Ottawa orders CRTC to investigate telecoms for ‘clearly inappropriate,’ high-pressure sales tactics

The Government of Canada has ordered the federal telecom regulator to investigate Canada’s largest telecommunications companies for high-pressure sales tactics, demanding a public inquiry into the issue after a series of media reports revealed questionable practices.

Innovation, Science and Economic Development Minister Navdeep Bains announced Thursday that it directed the Canadian Radio-television and Telecommunications Commission to investigate and report on sales practices in light of serious concerns over misleading or aggressive sales tactics.

Earlier this year, the CRTC refused a consumer group’s request to hold such an inquiry after a The Canadian Broadcasting Corporation investigation raised questions about sales practices at BCE Inc. and Rogers Communications Inc. In the February letter denying the request, CRTC chairman Ian Scott said Canadians could use “well-established and effective mechanisms to resolve issues with their communications services providers.”

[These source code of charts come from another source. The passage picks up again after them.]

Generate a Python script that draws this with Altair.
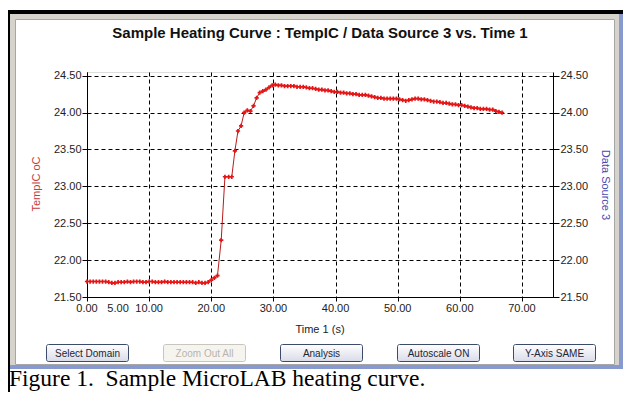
import altair as alt
import pandas as pd

# ---------------- data ----------------
time_s = [
    0.0, 0.5, 1.0, 1.5, 2.0, 2.5, 3.0, 3.5, 4.0, 4.5,
    5.0, 5.5, 6.0, 6.5, 7.0, 7.5, 8.0, 8.5, 9.0, 9.5,
    10.0, 10.5, 11.0, 11.5, 12.0, 12.5, 13.0, 13.5, 14.0, 14.5,
    15.0, 15.5, 16.0, 16.5, 17.0, 17.5, 18.0, 18.5, 19.0, 19.5,
    20.0, 20.5, 21.0, 21.6, 22.2, 22.8, 23.3, 23.8, 24.3, 24.8,
    25.3, 25.8, 26.3, 26.8, 27.3, 27.8, 28.3, 28.8, 29.3, 29.8,
    30.3, 30.8, 31.3, 31.8, 32.3, 32.8, 33.3, 33.8, 34.3, 34.8,
    35.3, 35.8, 36.3, 36.8, 37.3, 37.8, 38.3, 38.8, 39.3, 39.8,
    40.3, 40.8, 41.3, 41.8, 42.3, 42.8, 43.3, 43.8, 44.3, 44.8,
    45.3, 45.8, 46.3, 46.8, 47.3, 47.8, 48.3, 48.8, 49.3, 49.8,
    50.3, 50.8, 51.3, 51.8, 52.3, 52.8, 53.3, 53.8, 54.3, 54.8,
    55.3, 55.8, 56.3, 56.8, 57.3, 57.8, 58.3, 58.8, 59.3, 59.8,
    60.3, 60.8, 61.3, 61.8, 62.3, 62.8, 63.3, 63.8, 64.3, 64.8,
    65.3, 65.8, 66.3, 66.8,
]
temp_c = [
    21.71, 21.71, 21.71, 21.71, 21.71, 21.71, 21.71, 21.70, 21.69, 21.69,
    21.70, 21.70, 21.70, 21.71, 21.70, 21.71, 21.71, 21.71, 21.70, 21.70,
    21.71, 21.71, 21.70, 21.70, 21.70, 21.71, 21.70, 21.70, 21.70, 21.70,
    21.70, 21.70, 21.70, 21.70, 21.70, 21.69, 21.70, 21.69, 21.69, 21.70,
    21.73, 21.76, 21.79, 22.27, 23.13, 23.13, 23.13, 23.48, 23.75, 23.82,
    24.00, 24.03, 24.02, 24.09, 24.20, 24.27, 24.29, 24.31, 24.34, 24.37,
    24.38, 24.37, 24.37, 24.36, 24.36, 24.36, 24.36, 24.35, 24.35, 24.35,
    24.34, 24.33, 24.33, 24.32, 24.31, 24.31, 24.30, 24.30, 24.29, 24.28,
    24.28, 24.27, 24.27, 24.26, 24.26, 24.25, 24.25, 24.24, 24.24, 24.24,
    24.23, 24.22, 24.21, 24.20, 24.20, 24.19, 24.19, 24.19, 24.19, 24.19,
    24.18, 24.17, 24.16, 24.17, 24.18, 24.19, 24.19, 24.18, 24.18, 24.17,
    24.16, 24.15, 24.15, 24.14, 24.13, 24.13, 24.12, 24.11, 24.11, 24.10,
    24.10, 24.09, 24.08, 24.07, 24.06, 24.06, 24.05, 24.05, 24.05, 24.04,
    24.04, 24.02, 24.01, 24.00,
]
x_ticks = [0, 5, 10, 15, 20, 25, 30, 35, 40, 45, 50, 55, 60, 65, 70, 75]
x_labelled = [0, 5, 10, 20, 30, 40, 50, 60, 70]
y_ticks = [21.5, 22.0, 22.5, 23.0, 23.5, 24.0, 24.5]

title_text = "Sample Heating Curve : TempIC / Data Source 3 vs. Time 1"
y_title = "TempIC oC"
y2_title = "Data Source 3"
x_title = "Time 1 (s)"
button_labels = ["Select Domain", "Zoom Out All", "Analysis", "Autoscale ON", "Y-Axis SAME"]
caption_text = "Figure 1.\u00a0 Sample MicroLAB heating curve."

# ---------------- layout ----------------
W, H = 466, 225
PAD_L, PAD_T = 79, 64
TOTAL_W, TOTAL_H = 615, 384
OX, OY = 8 + PAD_L, 8 + PAD_T  # page position of plot origin


def px(x):
    return x - OX


def py(y):
    return y - OY


one = pd.DataFrame({"k": [0]})


def rect(x1, y1, x2, y2, **kw):
    return alt.Chart(one).mark_rect(**kw).encode(
        x=alt.value(px(x1)), x2=alt.value(px(x2)),
        y=alt.value(py(y1)), y2=alt.value(py(y2)),
    )


def text(s, x, y, **kw):
    return alt.Chart(one).mark_text(**kw).encode(
        x=alt.value(px(x)), y=alt.value(py(y)), text=alt.value(s)
    )


df = pd.DataFrame({"time": time_s, "temp": temp_c})
xlab_df = pd.DataFrame({"v": x_labelled, "lab": [f"{v:.2f}" for v in x_labelled]})

x_scale = alt.Scale(domain=[0, 75], nice=False, zero=False)
y_scale = alt.Scale(domain=[21.5, 24.55], nice=False, zero=False)

FONT = "Liberation Sans"

x_axis = alt.Axis(
    values=x_ticks, title=None, grid=True, gridDash=[4, 3], gridColor="black",
    gridOpacity=1, gridWidth=1, tickSize=4, tickColor="black", domainColor="black",
    labels=False,
)
y_axis_left = alt.Axis(
    values=y_ticks, format=".2f", title=None, grid=True, gridDash=[4, 3],
    gridColor="black", gridOpacity=1, gridWidth=1, tickSize=5, tickColor="black",
    domainColor="black", labelFont=FONT, labelFontSize=11, labelColor="#222222",
    labelPadding=1, labelOverlap=False, labelFlush=False, orient="left",
)
y_axis_right = alt.Axis(
    values=y_ticks, format=".2f", title=None, grid=False, tickSize=6,
    tickColor="black", domainColor="black", labelFont=FONT, labelFontSize=11,
    labelColor="#222222", labelPadding=1, labelOverlap=False, labelFlush=False,
    orient="right",
)

line = alt.Chart(df).mark_line(color="#b81c1c", strokeWidth=1).encode(
    x=alt.X("time:Q", scale=x_scale, axis=x_axis),
    y=alt.Y("temp:Q", scale=y_scale, axis=y_axis_left),
)
pts = alt.Chart(df).mark_point(shape="cross", filled=True, size=18, color="#e51515", opacity=1).encode(
    x=alt.X("time:Q", scale=x_scale),
    y=alt.Y("temp:Q", scale=y_scale, axis=y_axis_right),
)
xlabels = alt.Chart(xlab_df).mark_text(
    font=FONT, fontSize=11, color="#222222", baseline="top", align="center"
).encode(
    x=alt.X("v:Q", scale=x_scale),
    y=alt.value(H + 6),
    text="lab:N",
)

# window frame decorations (page pixel positions)
deco = [
    rect(8, 10, 623, 14, color="black"),
    rect(8, 10, 10, 392, color="black"),
    rect(10, 14, 15, 369, color="#d6d3cc"),
    rect(10, 14, 623, 19, color="#d6d3cc"),
    rect(615, 14, 619, 369, color="#d6d3cc"),
    rect(619, 14, 623, 369, color="#8799cf"),
    rect(10, 365, 623, 369, color="#8799cf"),
    rect(15.5, 19.5, 614.5, 364.5, fillOpacity=0, stroke="#a6a6a6", strokeWidth=1),
]

grad = alt.Gradient(
    gradient="linear",
    stops=[alt.GradientStop(color="#ffffff", offset=0), alt.GradientStop(color="#d9dbe8", offset=1)],
    x1=0, x2=0, y1=0, y2=1,
)
button_x = [46, 163, 280, 397, 513]
buttons = []
for i, lab in enumerate(button_labels):
    bx = button_x[i]
    disabled = lab == "Zoom Out All"
    buttons.append(
        rect(bx + 0.5, 344.5, bx + 82.5, 361.5,
             color=grad if not disabled else "#f5f4ef",
             stroke="#c9c5bd" if disabled else "#3c4b69", strokeWidth=1, cornerRadius=2)
    )
    buttons.append(
        text(lab, bx + 41.5, 353.5, font=FONT, fontSize=10, align="center", baseline="middle",
             color="#b9b5ad" if disabled else "#1d2536")
    )

texts = [
    text(title_text, 320, 38, font=FONT, fontSize=15, fontWeight="bold", align="center",
         baseline="alphabetic", color="#111111"),
    text(y_title, 37, 184, font=FONT, fontSize=11, angle=270, align="center",
         baseline="middle", color="#c43c3c"),
    text(y2_title, 605, 185, font=FONT, fontSize=11, angle=90, align="center",
         baseline="middle", color="#4a4aae"),
    text(x_title, 320, 330, font=FONT, fontSize=11, align="center", baseline="middle",
         color="#222222"),
    text(caption_text, 9, 386, font="Liberation Serif", fontSize=23.5, align="left",
         baseline="alphabetic", color="#000000"),
]

chart = alt.layer(*deco, *buttons, *texts, line, pts, xlabels).resolve_scale(
    y="independent"
).properties(
    width=W, height=H, autosize="none",
    padding={"left": PAD_L, "top": PAD_T, "right": TOTAL_W - PAD_L - W, "bottom": TOTAL_H - PAD_T - H},
).configure_view(stroke="black", strokeWidth=1).configure(background="white")

chart.save("out.html", embed_options={"renderer": "svg", "actions": False})
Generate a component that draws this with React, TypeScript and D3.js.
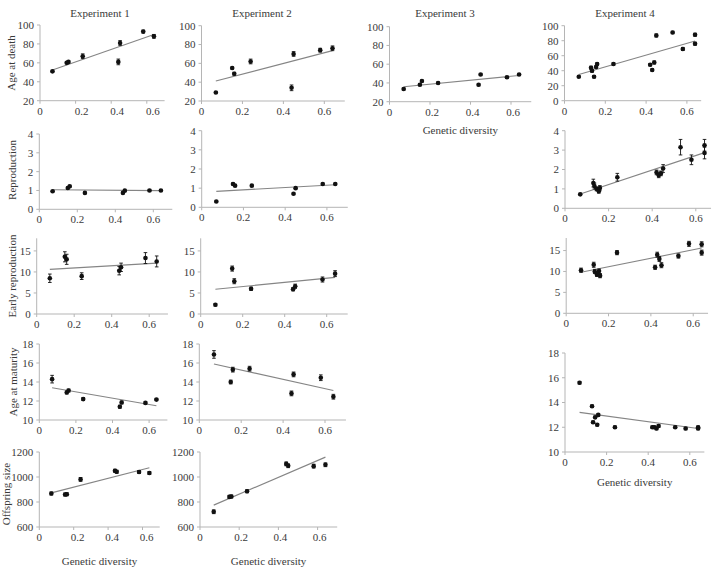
import * as d3 from 'd3'

const FONT = '"Liberation Serif", "Times New Roman", serif'
const INK = '#3a3a3a'
const AXIS = '#b5b5b5'
const FIT = '#858585'

// genetic diversity of the populations (experiments 1-3 and experiment 4)
const GD = [0.07, 0.15, 0.16, 0.24, 0.44, 0.45, 0.58, 0.64]
const GD4 = [0.07, 0.13, 0.135, 0.145, 0.155, 0.16, 0.24, 0.42, 0.43, 0.44, 0.45, 0.53, 0.58, 0.64, 0.64]

const X_TICKS = [0, 0.2, 0.4, 0.6]
const AGE_TICKS = [20, 40, 60, 80, 100]
const AGE4_TICKS = [0, 20, 40, 60, 80, 100]
const REPRO_TICKS = [0, 1, 2, 3, 4]
const EARLY_TICKS = [0, 5, 10, 15]
const MAT_TICKS = [10, 12, 14, 16, 18]
const OFF_TICKS = [600, 800, 1000, 1200]

const EXPERIMENTS = ['Experiment 1', 'Experiment 2', 'Experiment 3', 'Experiment 4']
const TRAITS = ['Age at death', 'Reproduction', 'Early reproduction', 'Age at maturity', 'Offspring size']

// age at death
const death1 = [51, 60, 61, 67, 61, 81, 93, 88]
const death1Err = [1, 1, 1, 2.5, 3, 2.5, 1.5, 2]
const death1Fit = [52.5, 90]
const death2 = [29, 55, 49, 62, 34, 70, 74, 76]
const death2Err = [1, 1, 1.5, 2.5, 3, 2.5, 2, 2.5]
const death2Fit = [41.2, 73.5]
const death3 = [33.5, 38, 42, 40, 38, 49, 46, 49]
const death3Err = [1, 1, 1, 1, 1, 1, 1, 1]
const death3Fit = [36, 48]
const death4 = [32, 44, 40, 32, 45, 49, 49, 48, 41, 51, 87, 91, 69, 88, 76]
const death4Err = [1, 2, 2, 1.5, 1.5, 1.5, 1.5, 1.5, 1.5, 2, 2, 1.5, 2, 2, 2]
const death4Fit = [35, 79.5]

// reproduction
const repro1 = [0.96, 1.13, 1.22, 0.87, 0.87, 0.99, 1.0, 1.0]
const repro1Err = [0.04, 0.05, 0.05, 0.04, 0.04, 0.04, 0.04, 0.04]
const repro1Fit = [1.04, 0.99]
const repro2 = [0.3, 1.22, 1.13, 1.13, 0.71, 1.0, 1.22, 1.22]
const repro2Err = [0.04, 0.05, 0.05, 0.05, 0.04, 0.04, 0.04, 0.04]
const repro2Fit = [0.83, 1.18]
const repro4 = [0.72, 1.3, 1.15, 1.0, 0.88, 1.05, 1.6, 1.85, 1.7, 1.8, 2.05, 3.15, 2.5, 3.25, 2.85]
const repro4Err = [0.05, 0.2, 0.15, 0.1, 0.1, 0.12, 0.2, 0.12, 0.12, 0.12, 0.2, 0.4, 0.25, 0.3, 0.3]
const repro4Fit = [0.74, 2.87]

// early reproduction
const early1 = [8.5, 13.6, 13.0, 9.0, 10.3, 11.1, 13.3, 12.5]
const early1Err = [1, 1.2, 1.2, 0.8, 1, 1, 1.3, 1.3]
const early1Fit = [10.6, 12.1]
const early2 = [2.2, 10.8, 7.8, 6.0, 5.9, 6.6, 8.2, 9.6]
const early2Err = [0.3, 0.6, 0.6, 0.4, 0.4, 0.5, 0.6, 0.7]
const early2Fit = [5.9, 8.7]
const early4 = [10.3, 11.6, 10.0, 9.3, 10.1, 9.0, 14.5, 11.0, 14.0, 13.0, 11.5, 13.7, 16.6, 16.5, 14.5]
const early4Err = [0.5, 0.6, 0.5, 0.5, 0.5, 0.5, 0.5, 0.5, 0.6, 0.6, 0.6, 0.5, 0.6, 0.6, 0.6]
const early4Fit = [9.8, 15.6]

// age at maturity
const mat1 = [14.3, 12.9, 13.1, 12.2, 11.4, 11.85, 11.8, 12.15]
const mat1Err = [0.4, 0.15, 0.15, 0.15, 0.15, 0.15, 0.1, 0.1]
const mat1Fit = [13.4, 11.5]
const mat2 = [16.9, 14.0, 15.3, 15.4, 12.8, 14.8, 14.45, 12.45]
const mat2Err = [0.4, 0.2, 0.25, 0.25, 0.25, 0.25, 0.3, 0.25]
const mat2Fit = [15.9, 13.1]
const mat4 = [15.6, 13.7, 12.4, 12.8, 12.2, 13.0, 12.0, 12.0, 12.0, 11.9, 12.1, 12.0, 11.9, 12.0, 11.9]
const mat4Err = [0.1, 0.1, 0.1, 0.1, 0.1, 0.1, 0.1, 0.1, 0.1, 0.1, 0.1, 0.1, 0.1, 0.1, 0.1]
const mat4Fit = [13.2, 11.9]

// offspring size
const off1 = [868, 860, 862, 981, 1050, 1042, 1040, 1032]
const off1Err = [12, 12, 12, 15, 12, 12, 12, 12]
const off1Fit = [873, 1074]
const off2 = [722, 841, 844, 886, 1105, 1090, 1087, 1098]
const off2Err = [15, 12, 12, 12, 15, 15, 15, 15]
const off2Fit = [775, 1159]

type Panel = {
  xs: number[]; ys: number[]; err: number[]; fit: number[]
  yDomain: number[]; yTicks: number[]
  x0: number; k: number; xMax: number; yTop: number; yBot: number
  labelDx?: number; xLabelDy?: number
}

const panels: Panel[] = [
  { xs: GD, ys: death1, err: death1Err, fit: death1Fit, yDomain: [20, 100], yTicks: AGE_TICKS, x0: 40, k: 178, xMax: 0.7, yTop: 25, yBot: 100.7, labelDx: 6 },
  { xs: GD, ys: death2, err: death2Err, fit: death2Fit, yDomain: [20, 100], yTicks: AGE_TICKS, x0: 201.5, k: 204.7, xMax: 0.7, yTop: 25.7, yBot: 101 },
  { xs: GD, ys: death3, err: death3Err, fit: death3Fit, yDomain: [20, 100], yTicks: AGE_TICKS, x0: 389.5, k: 202.5, xMax: 0.7, yTop: 26.7, yBot: 101.7, labelDx: 2, xLabelDy: 32 },
  { xs: GD4, ys: death4, err: death4Err, fit: death4Fit, yDomain: [0, 100], yTicks: AGE4_TICKS, x0: 564.5, k: 204, xMax: 0.67, yTop: 25.7, yBot: 100.7 },
  { xs: GD, ys: repro1, err: repro1Err, fit: repro1Fit, yDomain: [0, 4], yTicks: REPRO_TICKS, x0: 39.3, k: 190, xMax: 0.7, yTop: 134, yBot: 209.3 },
  { xs: GD, ys: repro2, err: repro2Err, fit: repro2Fit, yDomain: [0, 4], yTicks: REPRO_TICKS, x0: 201.7, k: 208.7, xMax: 0.7, yTop: 130.7, yBot: 207.3 },
  { xs: GD4, ys: repro4, err: repro4Err, fit: repro4Fit, yDomain: [0, 4], yTicks: REPRO_TICKS, x0: 565, k: 218, xMax: 0.67, yTop: 130.7, yBot: 208.3 },
  { xs: GD, ys: early1, err: early1Err, fit: early1Fit, yDomain: [0, 18], yTicks: EARLY_TICKS, x0: 36.7, k: 187.5, xMax: 0.7, yTop: 238.3, yBot: 314 },
  { xs: GD, ys: early2, err: early2Err, fit: early2Fit, yDomain: [0, 18], yTicks: EARLY_TICKS, x0: 200.7, k: 210, xMax: 0.7, yTop: 238.3, yBot: 314 },
  { xs: GD4, ys: early4, err: early4Err, fit: early4Fit, yDomain: [0, 18], yTicks: EARLY_TICKS, x0: 566.2, k: 211.7, xMax: 0.67, yTop: 238, yBot: 313.3 },
  { xs: GD, ys: mat1, err: mat1Err, fit: mat1Fit, yDomain: [10, 18], yTicks: MAT_TICKS, x0: 39.3, k: 183, xMax: 0.7, yTop: 344, yBot: 420 },
  { xs: GD, ys: mat2, err: mat2Err, fit: mat2Fit, yDomain: [10, 18], yTicks: MAT_TICKS, x0: 199.3, k: 209.5, xMax: 0.7, yTop: 344, yBot: 420 },
  { xs: GD4, ys: mat4, err: mat4Err, fit: mat4Fit, yDomain: [10, 18], yTicks: MAT_TICKS, x0: 565, k: 208, xMax: 0.67, yTop: 353, yBot: 452, xLabelDy: 34 },
  { xs: GD, ys: off1, err: off1Err, fit: off1Fit, yDomain: [600, 1200], yTicks: OFF_TICKS, x0: 39.3, k: 172, xMax: 0.7, yTop: 452, yBot: 527, labelDx: 4, xLabelDy: 38 },
  { xs: GD, ys: off2, err: off2Err, fit: off2Fit, yDomain: [600, 1200], yTicks: OFF_TICKS, x0: 200, k: 196, xMax: 0.7, yTop: 452, yBot: 527, labelDx: 2, xLabelDy: 38 },
]

const traitX = [15, 16, 16, 17, 10]
const traitY = [63, 170, 276, 382, 494]
const titleX = [100, 262, 445, 625]

function Scatter({ p }: { p: Panel }) {
  const x = d3.scaleLinear().domain([0, p.xMax]).range([p.x0, p.x0 + p.k * p.xMax])
  const y = d3.scaleLinear().domain(p.yDomain).range([p.yBot, p.yTop])
  const [xa, xb] = d3.extent(p.xs) as [number, number]
  return (
    <g>
      <line x1={x(0)} x2={x(0)} y1={p.yTop} y2={p.yBot} stroke={AXIS} />
      <line x1={x(0)} x2={x(p.xMax)} y1={p.yBot} y2={p.yBot} stroke={AXIS} />
      {p.yTicks.map((t) => (
        <g key={'y' + t}>
          <line x1={x(0) - 3} x2={x(0)} y1={y(t)} y2={y(t)} stroke={AXIS} />
          <text x={x(0) - 6} y={y(t)} dy="0.35em" textAnchor="end" fontSize={11} fill={INK}>{t}</text>
        </g>
      ))}
      {X_TICKS.map((t) => (
        <g key={'x' + t}>
          <line x1={x(t)} x2={x(t)} y1={p.yBot} y2={p.yBot + 3} stroke={AXIS} />
          <text x={x(t) + (t > 0 ? p.labelDx ?? 0 : 0)} y={p.yBot + 14} textAnchor="middle" fontSize={11} fill={INK}>{t}</text>
        </g>
      ))}
      <line x1={x(xa)} x2={x(xb)} y1={y(p.fit[0])} y2={y(p.fit[1])} stroke={FIT} strokeWidth={1.1} />
      {p.xs.map((v, i) => (
        <g key={i}>
          <line x1={x(v)} x2={x(v)} y1={y(p.ys[i] + p.err[i])} y2={y(p.ys[i] - p.err[i])} stroke="#111" strokeWidth={0.9} />
          <line x1={x(v) - 1.8} x2={x(v) + 1.8} y1={y(p.ys[i] + p.err[i])} y2={y(p.ys[i] + p.err[i])} stroke="#111" strokeWidth={0.9} />
          <line x1={x(v) - 1.8} x2={x(v) + 1.8} y1={y(p.ys[i] - p.err[i])} y2={y(p.ys[i] - p.err[i])} stroke="#111" strokeWidth={0.9} />
          <circle cx={x(v)} cy={y(p.ys[i])} r={2.3} fill="#111" />
        </g>
      ))}
      {p.xLabelDy && (
        <text x={(x(0) + x(p.xMax)) / 2} y={p.yBot + p.xLabelDy} textAnchor="middle" fontSize={11} fill={INK}>Genetic diversity</text>
      )}
    </g>
  )
}

export default function App() {
  return (
    <svg width={715} height={571} style={{ position: 'absolute', left: 0, top: 0, background: '#fff' }} fontFamily={FONT}>
      {EXPERIMENTS.map((e, i) => (
        <text key={e} x={titleX[i]} y={17} textAnchor="middle" fontSize={11} fill={INK}>{e}</text>
      ))}
      {TRAITS.map((t, i) => (
        <text key={t} transform={`translate(${traitX[i]}, ${traitY[i]}) rotate(-90)`} textAnchor="middle" fontSize={11} fill={INK}>{t}</text>
      ))}
      {panels.map((p, i) => <Scatter key={i} p={p} />)}
    </svg>
  )
}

But the federal government is stepping in to reverse that decision. In a news release, the ministry stated it wants to ensure consumers are treated fairly and directed the CRTC to report on potential solutions to protect consumers.

“Like many Canadians, we are concerned by allegations of clearly inappropriate sales practices by telecom carriers,” Bains said in a statement.

“I have directed the CRTC to thoroughly investigate this matter. No Canadian should ever be misled or treated unfairly by a telecom corporation, especially those who are most vulnerable.”

The CRTC must complete the report by the end of February 2019.

The government noted that 900 people, including 200 current and former telecom employees, contacted the CBC with accounts of “illegitimate” sales practices. It noted that the Commission for Complaints for Telecom-Television Services reported an increase in complaints in its mid-year report released in April.

It also drew attention to two characteristics of Canada’s communications landscape: one, many services are bundled, and two, it is highly concentrated.

Approximately 10 million Canadians buy bundled services, according to the CRTC. Typically, providers offer deals for people who buy internet, television and landline services.

The top five ownership groups account for 83 per cent of revenue in the communications sector, according to the CRTC’s 2017 annual report on the industry. Those groups are Bell, Rogers, Telus Corp., Quebecor Inc. and Shaw Communications Inc. and Corus Entertainment Inc. The CRTC combines Shaw and Corus. They are separate entities, but both are controlled by the Shaw family.